# Data shown
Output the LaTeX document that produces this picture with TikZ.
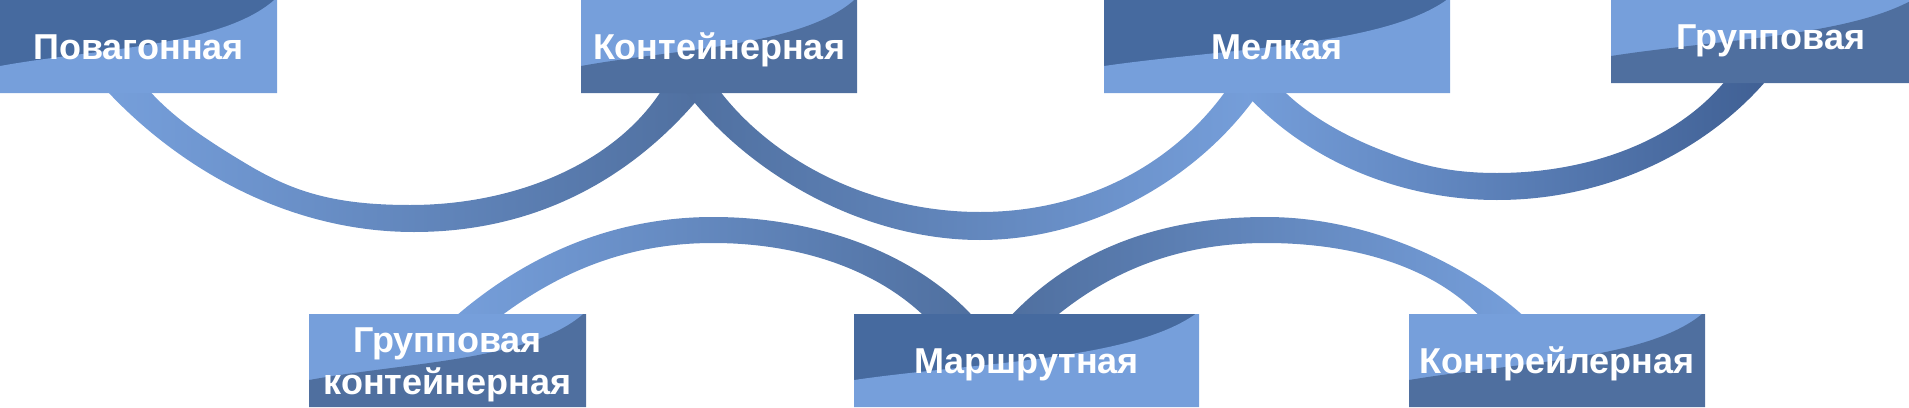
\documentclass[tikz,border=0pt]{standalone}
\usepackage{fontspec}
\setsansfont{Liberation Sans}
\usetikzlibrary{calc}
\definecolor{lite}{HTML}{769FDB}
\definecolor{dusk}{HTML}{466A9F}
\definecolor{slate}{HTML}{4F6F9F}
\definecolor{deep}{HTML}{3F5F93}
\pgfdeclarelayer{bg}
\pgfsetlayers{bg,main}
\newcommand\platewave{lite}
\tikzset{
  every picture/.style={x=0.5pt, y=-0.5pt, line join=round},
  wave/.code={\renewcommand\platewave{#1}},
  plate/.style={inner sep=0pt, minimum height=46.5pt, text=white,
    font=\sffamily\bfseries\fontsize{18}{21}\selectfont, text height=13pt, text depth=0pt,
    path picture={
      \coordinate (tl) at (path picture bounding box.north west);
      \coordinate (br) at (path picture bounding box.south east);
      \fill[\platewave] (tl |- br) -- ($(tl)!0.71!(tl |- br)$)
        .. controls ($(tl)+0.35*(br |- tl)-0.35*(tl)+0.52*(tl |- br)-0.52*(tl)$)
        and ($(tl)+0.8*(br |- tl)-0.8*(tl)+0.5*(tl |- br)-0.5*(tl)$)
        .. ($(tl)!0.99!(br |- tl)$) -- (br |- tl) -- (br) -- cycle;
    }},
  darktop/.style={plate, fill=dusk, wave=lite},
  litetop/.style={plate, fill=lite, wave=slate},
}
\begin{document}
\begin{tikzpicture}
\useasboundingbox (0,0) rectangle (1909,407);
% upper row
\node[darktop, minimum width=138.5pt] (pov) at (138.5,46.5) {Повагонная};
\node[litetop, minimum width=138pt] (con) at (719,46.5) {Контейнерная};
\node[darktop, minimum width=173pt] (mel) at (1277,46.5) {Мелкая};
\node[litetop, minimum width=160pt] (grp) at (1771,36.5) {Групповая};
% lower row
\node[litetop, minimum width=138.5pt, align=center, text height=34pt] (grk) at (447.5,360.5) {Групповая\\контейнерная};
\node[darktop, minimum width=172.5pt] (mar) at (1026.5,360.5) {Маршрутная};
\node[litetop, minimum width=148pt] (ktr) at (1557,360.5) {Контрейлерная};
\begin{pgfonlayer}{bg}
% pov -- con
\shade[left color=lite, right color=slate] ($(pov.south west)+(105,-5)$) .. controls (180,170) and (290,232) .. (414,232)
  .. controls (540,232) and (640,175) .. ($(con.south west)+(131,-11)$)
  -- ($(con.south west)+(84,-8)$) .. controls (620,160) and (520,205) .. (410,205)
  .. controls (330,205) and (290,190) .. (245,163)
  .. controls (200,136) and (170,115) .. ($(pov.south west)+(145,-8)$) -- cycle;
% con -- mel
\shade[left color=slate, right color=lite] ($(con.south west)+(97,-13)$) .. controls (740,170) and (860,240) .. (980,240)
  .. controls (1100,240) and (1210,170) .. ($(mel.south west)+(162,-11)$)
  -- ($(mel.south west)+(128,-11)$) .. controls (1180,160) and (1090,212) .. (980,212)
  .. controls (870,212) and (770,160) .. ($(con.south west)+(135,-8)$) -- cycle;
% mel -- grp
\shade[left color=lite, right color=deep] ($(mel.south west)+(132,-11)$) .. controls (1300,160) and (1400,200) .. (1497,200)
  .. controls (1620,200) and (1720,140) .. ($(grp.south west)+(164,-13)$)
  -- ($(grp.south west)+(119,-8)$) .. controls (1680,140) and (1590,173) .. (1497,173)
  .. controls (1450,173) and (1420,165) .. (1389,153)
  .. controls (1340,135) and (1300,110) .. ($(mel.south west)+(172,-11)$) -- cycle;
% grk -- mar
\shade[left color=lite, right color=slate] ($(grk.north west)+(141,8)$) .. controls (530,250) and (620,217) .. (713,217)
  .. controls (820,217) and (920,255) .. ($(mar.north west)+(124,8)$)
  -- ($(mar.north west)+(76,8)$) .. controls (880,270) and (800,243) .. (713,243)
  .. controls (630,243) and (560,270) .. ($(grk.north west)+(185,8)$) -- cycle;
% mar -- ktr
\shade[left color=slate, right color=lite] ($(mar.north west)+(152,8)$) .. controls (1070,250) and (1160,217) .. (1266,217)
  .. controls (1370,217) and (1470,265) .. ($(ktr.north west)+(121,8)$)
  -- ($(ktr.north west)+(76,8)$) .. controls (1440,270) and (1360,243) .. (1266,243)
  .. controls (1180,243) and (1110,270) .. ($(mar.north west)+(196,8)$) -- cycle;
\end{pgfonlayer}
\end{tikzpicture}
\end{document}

# Set exercise
Do not copy the pictures, but repeat every line exactly.

# Answer for the task
Output the LaTeX document that produces this picture with TikZ.
\documentclass[tikz,border=0pt]{standalone}
\usepackage{fontspec}
\setsansfont{Liberation Sans}
\usetikzlibrary{calc}
\definecolor{lite}{HTML}{769FDB}
\definecolor{dusk}{HTML}{466A9F}
\definecolor{slate}{HTML}{4F6F9F}
\definecolor{deep}{HTML}{3F5F93}
\pgfdeclarelayer{bg}
\pgfsetlayers{bg,main}
\newcommand\platewave{lite}
\tikzset{
  every picture/.style={x=0.5pt, y=-0.5pt, line join=round},
  wave/.code={\renewcommand\platewave{#1}},
  plate/.style={inner sep=0pt, minimum height=46.5pt, text=white,
    font=\sffamily\bfseries\fontsize{18}{21}\selectfont, text height=13pt, text depth=0pt,
    path picture={
      \coordinate (tl) at (path picture bounding box.north west);
      \coordinate (br) at (path picture bounding box.south east);
      \fill[\platewave] (tl |- br) -- ($(tl)!0.71!(tl |- br)$)
        .. controls ($(tl)+0.35*(br |- tl)-0.35*(tl)+0.52*(tl |- br)-0.52*(tl)$)
        and ($(tl)+0.8*(br |- tl)-0.8*(tl)+0.5*(tl |- br)-0.5*(tl)$)
        .. ($(tl)!0.99!(br |- tl)$) -- (br |- tl) -- (br) -- cycle;
    }},
  darktop/.style={plate, fill=dusk, wave=lite},
  litetop/.style={plate, fill=lite, wave=slate},
}
\begin{document}
\begin{tikzpicture}
\useasboundingbox (0,0) rectangle (1909,407);
% upper row
\node[darktop, minimum width=138.5pt] (pov) at (138.5,46.5) {Повагонная};
\node[litetop, minimum width=138pt] (con) at (719,46.5) {Контейнерная};
\node[darktop, minimum width=173pt] (mel) at (1277,46.5) {Мелкая};
\node[litetop, minimum width=160pt] (grp) at (1771,36.5) {Групповая};
% lower row
\node[litetop, minimum width=138.5pt, align=center, text height=34pt] (grk) at (447.5,360.5) {Групповая\\контейнерная};
\node[darktop, minimum width=172.5pt] (mar) at (1026.5,360.5) {Маршрутная};
\node[litetop, minimum width=148pt] (ktr) at (1557,360.5) {Контрейлерная};
\begin{pgfonlayer}{bg}
% pov -- con
\shade[left color=lite, right color=slate] ($(pov.south west)+(105,-5)$) .. controls (180,170) and (290,232) .. (414,232)
  .. controls (540,232) and (640,175) .. ($(con.south west)+(131,-11)$)
  -- ($(con.south west)+(84,-8)$) .. controls (620,160) and (520,205) .. (410,205)
  .. controls (330,205) and (290,190) .. (245,163)
  .. controls (200,136) and (170,115) .. ($(pov.south west)+(145,-8)$) -- cycle;
% con -- mel
\shade[left color=slate, right color=lite] ($(con.south west)+(97,-13)$) .. controls (740,170) and (860,240) .. (980,240)
  .. controls (1100,240) and (1210,170) .. ($(mel.south west)+(162,-11)$)
  -- ($(mel.south west)+(128,-11)$) .. controls (1180,160) and (1090,212) .. (980,212)
  .. controls (870,212) and (770,160) .. ($(con.south west)+(135,-8)$) -- cycle;
% mel -- grp
\shade[left color=lite, right color=deep] ($(mel.south west)+(132,-11)$) .. controls (1300,160) and (1400,200) .. (1497,200)
  .. controls (1620,200) and (1720,140) .. ($(grp.south west)+(164,-13)$)
  -- ($(grp.south west)+(119,-8)$) .. controls (1680,140) and (1590,173) .. (1497,173)
  .. controls (1450,173) and (1420,165) .. (1389,153)
  .. controls (1340,135) and (1300,110) .. ($(mel.south west)+(172,-11)$) -- cycle;
% grk -- mar
\shade[left color=lite, right color=slate] ($(grk.north west)+(141,8)$) .. controls (530,250) and (620,217) .. (713,217)
  .. controls (820,217) and (920,255) .. ($(mar.north west)+(124,8)$)
  -- ($(mar.north west)+(76,8)$) .. controls (880,270) and (800,243) .. (713,243)
  .. controls (630,243) and (560,270) .. ($(grk.north west)+(185,8)$) -- cycle;
% mar -- ktr
\shade[left color=slate, right color=lite] ($(mar.north west)+(152,8)$) .. controls (1070,250) and (1160,217) .. (1266,217)
  .. controls (1370,217) and (1470,265) .. ($(ktr.north west)+(121,8)$)
  -- ($(ktr.north west)+(76,8)$) .. controls (1440,270) and (1360,243) .. (1266,243)
  .. controls (1180,243) and (1110,270) .. ($(mar.north west)+(196,8)$) -- cycle;
\end{pgfonlayer}
\end{tikzpicture}
\end{document}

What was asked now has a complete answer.